The committee asked the federal and provincial governments to provide complete details of royalties district-wise, their schemes (complete and ongoing) and details of the persons consuming the amounts.

CEO Interstate Mobeen Saulat informed the committee that an agreement for laying the Gwadar-Nawabshah gas pipeline, worth $1.5 billion, would be finalised next month.

He further said the next project will be completed by December 2017. “Under the plan, LNG terminal will be set up at Gwadar port and 700km long pipeline will be laid from Gwadar to Nawabshah,” he said, adding, “Another 70-80 km long stretch will be added to the pipeline to connect it to the Iranian gas pipeline.” He further said the government to government agreement had already been signed with China, and a Chinese company, China Petroleum Pipeline Bureau, would implement the project.

“The commercial proposal for the project is currently under consideration,” he said, adding, “The Chinese companies will provide 85 percent funding for the project, while the rest will be furnished by the government of Pakistan.”

He said another North-South Pipeline was also being developed with Russian help to carry imported gas from Karachi to Lahore. “Under the plan, 1,100-kilometre long pipeline from Karachi to Lahore will be built with $2 billion Russian investment,” he explained.

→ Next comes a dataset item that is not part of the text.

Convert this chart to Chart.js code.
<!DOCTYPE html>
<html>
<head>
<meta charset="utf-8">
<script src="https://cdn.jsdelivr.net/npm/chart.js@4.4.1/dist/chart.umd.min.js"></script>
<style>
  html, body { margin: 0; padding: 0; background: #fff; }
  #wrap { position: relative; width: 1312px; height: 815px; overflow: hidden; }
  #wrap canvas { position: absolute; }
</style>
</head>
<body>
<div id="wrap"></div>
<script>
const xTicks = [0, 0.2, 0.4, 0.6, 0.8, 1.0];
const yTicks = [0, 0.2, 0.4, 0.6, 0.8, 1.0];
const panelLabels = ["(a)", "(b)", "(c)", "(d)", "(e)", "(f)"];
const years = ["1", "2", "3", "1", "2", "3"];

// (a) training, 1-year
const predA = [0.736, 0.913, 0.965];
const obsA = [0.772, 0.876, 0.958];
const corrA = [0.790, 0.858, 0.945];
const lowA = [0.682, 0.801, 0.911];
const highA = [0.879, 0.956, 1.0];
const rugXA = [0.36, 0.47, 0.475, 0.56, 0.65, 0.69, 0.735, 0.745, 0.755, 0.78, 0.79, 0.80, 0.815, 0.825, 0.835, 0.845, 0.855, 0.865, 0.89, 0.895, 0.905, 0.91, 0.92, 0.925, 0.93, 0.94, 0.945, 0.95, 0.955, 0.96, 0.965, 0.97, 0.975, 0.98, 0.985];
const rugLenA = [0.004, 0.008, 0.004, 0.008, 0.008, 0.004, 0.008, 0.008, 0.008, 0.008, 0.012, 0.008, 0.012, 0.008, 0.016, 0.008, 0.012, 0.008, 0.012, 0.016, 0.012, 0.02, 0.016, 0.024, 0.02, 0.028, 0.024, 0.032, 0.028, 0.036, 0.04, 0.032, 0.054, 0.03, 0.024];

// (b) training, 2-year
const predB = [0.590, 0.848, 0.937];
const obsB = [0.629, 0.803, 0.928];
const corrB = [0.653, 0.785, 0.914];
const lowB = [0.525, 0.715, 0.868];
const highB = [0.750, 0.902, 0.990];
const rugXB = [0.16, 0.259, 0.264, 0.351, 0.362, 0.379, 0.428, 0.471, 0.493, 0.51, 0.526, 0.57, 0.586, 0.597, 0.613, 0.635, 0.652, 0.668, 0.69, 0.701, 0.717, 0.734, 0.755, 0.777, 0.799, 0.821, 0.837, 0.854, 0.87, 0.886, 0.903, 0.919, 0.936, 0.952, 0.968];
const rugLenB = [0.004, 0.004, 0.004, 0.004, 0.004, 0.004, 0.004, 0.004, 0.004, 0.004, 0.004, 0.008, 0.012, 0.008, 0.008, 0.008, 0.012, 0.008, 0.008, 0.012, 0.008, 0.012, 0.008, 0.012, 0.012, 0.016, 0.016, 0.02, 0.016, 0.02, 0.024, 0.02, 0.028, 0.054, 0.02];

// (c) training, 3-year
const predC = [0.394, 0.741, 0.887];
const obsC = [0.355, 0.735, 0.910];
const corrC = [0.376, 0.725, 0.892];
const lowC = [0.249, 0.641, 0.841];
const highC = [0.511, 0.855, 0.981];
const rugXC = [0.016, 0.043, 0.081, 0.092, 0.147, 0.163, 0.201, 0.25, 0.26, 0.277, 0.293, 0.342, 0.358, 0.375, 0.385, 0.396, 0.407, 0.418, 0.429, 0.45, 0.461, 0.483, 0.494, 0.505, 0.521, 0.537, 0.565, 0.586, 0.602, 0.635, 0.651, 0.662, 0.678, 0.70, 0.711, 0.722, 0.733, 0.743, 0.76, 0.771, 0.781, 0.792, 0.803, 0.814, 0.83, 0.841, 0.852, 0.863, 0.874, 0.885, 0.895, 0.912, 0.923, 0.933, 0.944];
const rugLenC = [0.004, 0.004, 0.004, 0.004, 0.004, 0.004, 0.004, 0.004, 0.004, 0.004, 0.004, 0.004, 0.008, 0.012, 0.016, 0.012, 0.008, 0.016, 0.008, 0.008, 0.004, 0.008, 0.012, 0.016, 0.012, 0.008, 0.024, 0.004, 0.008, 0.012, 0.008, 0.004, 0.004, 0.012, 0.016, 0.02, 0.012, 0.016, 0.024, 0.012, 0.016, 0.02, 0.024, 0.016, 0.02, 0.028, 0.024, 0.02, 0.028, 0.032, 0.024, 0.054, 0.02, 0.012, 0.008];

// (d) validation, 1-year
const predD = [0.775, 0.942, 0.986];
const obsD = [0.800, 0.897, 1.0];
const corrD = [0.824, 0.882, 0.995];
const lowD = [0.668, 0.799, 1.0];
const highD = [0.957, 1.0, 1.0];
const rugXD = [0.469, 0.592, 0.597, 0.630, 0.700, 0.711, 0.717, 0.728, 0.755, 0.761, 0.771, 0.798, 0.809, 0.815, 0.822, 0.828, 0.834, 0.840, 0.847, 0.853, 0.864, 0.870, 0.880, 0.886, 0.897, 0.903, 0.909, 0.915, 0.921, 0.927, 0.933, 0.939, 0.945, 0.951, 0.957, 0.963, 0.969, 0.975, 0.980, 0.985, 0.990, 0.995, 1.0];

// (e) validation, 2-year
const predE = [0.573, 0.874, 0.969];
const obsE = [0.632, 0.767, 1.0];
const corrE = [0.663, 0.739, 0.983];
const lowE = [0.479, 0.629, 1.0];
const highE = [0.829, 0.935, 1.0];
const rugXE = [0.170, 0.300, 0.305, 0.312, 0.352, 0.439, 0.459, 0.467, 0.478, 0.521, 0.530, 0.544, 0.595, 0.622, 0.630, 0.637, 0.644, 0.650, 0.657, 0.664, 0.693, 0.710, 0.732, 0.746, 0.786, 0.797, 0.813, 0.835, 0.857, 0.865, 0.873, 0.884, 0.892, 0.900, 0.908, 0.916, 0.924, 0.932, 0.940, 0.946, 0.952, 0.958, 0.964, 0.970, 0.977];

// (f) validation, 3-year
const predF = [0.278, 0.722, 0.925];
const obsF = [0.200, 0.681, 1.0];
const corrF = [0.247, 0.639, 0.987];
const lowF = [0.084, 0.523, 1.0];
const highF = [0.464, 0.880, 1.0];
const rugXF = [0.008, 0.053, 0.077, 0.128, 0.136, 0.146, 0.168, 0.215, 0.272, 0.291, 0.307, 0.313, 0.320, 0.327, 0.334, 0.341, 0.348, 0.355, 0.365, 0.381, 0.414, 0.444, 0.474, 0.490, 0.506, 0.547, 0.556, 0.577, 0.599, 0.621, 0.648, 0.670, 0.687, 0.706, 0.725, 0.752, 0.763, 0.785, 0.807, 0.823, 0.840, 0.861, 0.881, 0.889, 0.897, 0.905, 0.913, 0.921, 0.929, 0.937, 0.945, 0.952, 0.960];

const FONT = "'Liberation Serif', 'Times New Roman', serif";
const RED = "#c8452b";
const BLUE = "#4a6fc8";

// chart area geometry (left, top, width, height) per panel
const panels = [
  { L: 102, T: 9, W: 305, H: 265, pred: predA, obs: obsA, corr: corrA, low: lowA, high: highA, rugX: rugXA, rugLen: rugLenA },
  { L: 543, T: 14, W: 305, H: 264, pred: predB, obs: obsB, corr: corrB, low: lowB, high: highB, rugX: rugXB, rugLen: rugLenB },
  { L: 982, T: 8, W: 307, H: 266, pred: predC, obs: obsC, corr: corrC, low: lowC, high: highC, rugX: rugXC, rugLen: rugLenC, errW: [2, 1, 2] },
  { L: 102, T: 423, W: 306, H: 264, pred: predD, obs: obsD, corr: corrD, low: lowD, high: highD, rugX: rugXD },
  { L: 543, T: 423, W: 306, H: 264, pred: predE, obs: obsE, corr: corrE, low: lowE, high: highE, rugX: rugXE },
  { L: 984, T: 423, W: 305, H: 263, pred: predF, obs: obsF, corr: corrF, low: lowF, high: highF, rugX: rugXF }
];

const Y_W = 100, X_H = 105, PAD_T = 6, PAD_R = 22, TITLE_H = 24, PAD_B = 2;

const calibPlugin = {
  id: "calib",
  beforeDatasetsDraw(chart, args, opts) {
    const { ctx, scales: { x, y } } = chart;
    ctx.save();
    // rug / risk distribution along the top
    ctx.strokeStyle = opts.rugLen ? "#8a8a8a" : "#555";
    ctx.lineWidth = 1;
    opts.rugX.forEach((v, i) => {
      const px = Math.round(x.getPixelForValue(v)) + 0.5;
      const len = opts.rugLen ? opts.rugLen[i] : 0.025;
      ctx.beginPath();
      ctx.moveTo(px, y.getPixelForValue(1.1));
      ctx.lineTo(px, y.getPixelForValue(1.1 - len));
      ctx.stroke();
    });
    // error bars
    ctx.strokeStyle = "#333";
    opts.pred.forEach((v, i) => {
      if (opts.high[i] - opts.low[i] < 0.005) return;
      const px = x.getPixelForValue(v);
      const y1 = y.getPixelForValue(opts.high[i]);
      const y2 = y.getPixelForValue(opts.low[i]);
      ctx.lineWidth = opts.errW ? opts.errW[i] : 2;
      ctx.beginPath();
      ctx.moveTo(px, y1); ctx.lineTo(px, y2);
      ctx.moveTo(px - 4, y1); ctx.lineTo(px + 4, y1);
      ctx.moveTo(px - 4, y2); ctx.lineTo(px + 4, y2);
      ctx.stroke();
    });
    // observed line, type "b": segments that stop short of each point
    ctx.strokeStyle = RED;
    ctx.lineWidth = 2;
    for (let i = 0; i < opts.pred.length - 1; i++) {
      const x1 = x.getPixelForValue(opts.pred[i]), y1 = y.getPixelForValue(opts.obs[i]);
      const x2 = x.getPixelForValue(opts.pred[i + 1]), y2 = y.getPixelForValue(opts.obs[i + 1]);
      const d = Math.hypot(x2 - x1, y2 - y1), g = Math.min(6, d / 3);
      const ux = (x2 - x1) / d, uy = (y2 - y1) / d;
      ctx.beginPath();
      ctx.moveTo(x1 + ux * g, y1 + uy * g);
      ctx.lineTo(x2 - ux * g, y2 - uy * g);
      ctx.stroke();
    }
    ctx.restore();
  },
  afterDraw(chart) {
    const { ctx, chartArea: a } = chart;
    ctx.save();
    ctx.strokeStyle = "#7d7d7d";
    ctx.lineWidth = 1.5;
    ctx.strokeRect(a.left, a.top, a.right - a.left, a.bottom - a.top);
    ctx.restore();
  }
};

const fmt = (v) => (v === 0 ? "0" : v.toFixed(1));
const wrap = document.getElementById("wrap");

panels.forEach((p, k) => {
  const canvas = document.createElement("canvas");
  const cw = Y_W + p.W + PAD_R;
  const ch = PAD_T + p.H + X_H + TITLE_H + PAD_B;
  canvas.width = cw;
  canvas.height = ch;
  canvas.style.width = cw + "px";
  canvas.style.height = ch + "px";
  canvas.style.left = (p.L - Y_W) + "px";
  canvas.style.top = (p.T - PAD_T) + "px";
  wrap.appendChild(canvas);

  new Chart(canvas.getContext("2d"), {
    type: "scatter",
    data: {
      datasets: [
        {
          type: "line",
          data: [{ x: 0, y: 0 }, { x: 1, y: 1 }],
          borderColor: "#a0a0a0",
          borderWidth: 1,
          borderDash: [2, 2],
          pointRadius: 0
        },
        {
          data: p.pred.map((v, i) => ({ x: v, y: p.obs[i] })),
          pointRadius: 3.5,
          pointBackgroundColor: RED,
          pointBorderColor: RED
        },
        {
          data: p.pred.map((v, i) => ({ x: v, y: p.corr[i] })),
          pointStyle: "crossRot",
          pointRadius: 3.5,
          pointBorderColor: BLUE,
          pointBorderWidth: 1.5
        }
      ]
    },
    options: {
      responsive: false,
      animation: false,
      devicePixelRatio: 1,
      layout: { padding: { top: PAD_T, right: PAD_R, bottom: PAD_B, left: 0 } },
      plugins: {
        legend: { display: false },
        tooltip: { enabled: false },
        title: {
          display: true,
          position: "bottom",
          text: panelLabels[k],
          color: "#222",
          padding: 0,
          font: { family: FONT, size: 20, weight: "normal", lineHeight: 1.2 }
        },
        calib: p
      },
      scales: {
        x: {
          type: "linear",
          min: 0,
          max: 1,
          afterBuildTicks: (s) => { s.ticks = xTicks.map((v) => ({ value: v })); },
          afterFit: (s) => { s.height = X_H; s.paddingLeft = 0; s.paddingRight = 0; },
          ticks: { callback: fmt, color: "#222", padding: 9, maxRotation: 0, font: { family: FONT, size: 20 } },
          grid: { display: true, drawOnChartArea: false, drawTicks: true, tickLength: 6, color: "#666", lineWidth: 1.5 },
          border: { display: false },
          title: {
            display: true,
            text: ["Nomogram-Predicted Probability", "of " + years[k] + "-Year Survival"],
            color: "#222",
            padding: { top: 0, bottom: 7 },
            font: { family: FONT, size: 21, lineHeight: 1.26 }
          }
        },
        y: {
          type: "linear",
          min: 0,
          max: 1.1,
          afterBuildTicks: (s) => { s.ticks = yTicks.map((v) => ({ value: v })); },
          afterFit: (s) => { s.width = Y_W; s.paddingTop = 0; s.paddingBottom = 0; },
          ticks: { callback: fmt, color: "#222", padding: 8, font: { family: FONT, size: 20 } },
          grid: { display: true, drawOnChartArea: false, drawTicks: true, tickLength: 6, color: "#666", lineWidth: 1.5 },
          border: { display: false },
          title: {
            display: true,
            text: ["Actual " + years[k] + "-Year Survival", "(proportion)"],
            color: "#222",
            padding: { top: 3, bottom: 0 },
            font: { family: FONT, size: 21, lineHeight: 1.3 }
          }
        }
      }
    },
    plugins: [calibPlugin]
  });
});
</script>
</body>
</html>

When asked how much time it will take for the Russians to get their money back, the CEO replied the Russian company would operate the pipeline for 25 years, and would be paid gas transportation fee for that. “However, it may take 12 to 15 years for the Russians to get their investment back. We are still negotiating price with them, and will likely finalise it soon; but according to our estimates,it will be around $1 per mmcfd,” he elaborated. However some of the members of the committee showed their dissatisfaction with the reply of the Interstate CEO, and said it was strange that on one hand it was being claimed the project was ready for implementation, but on the other, the price was still being finalised. The committee asked the CEO to give in camera briefing on both the pipelines.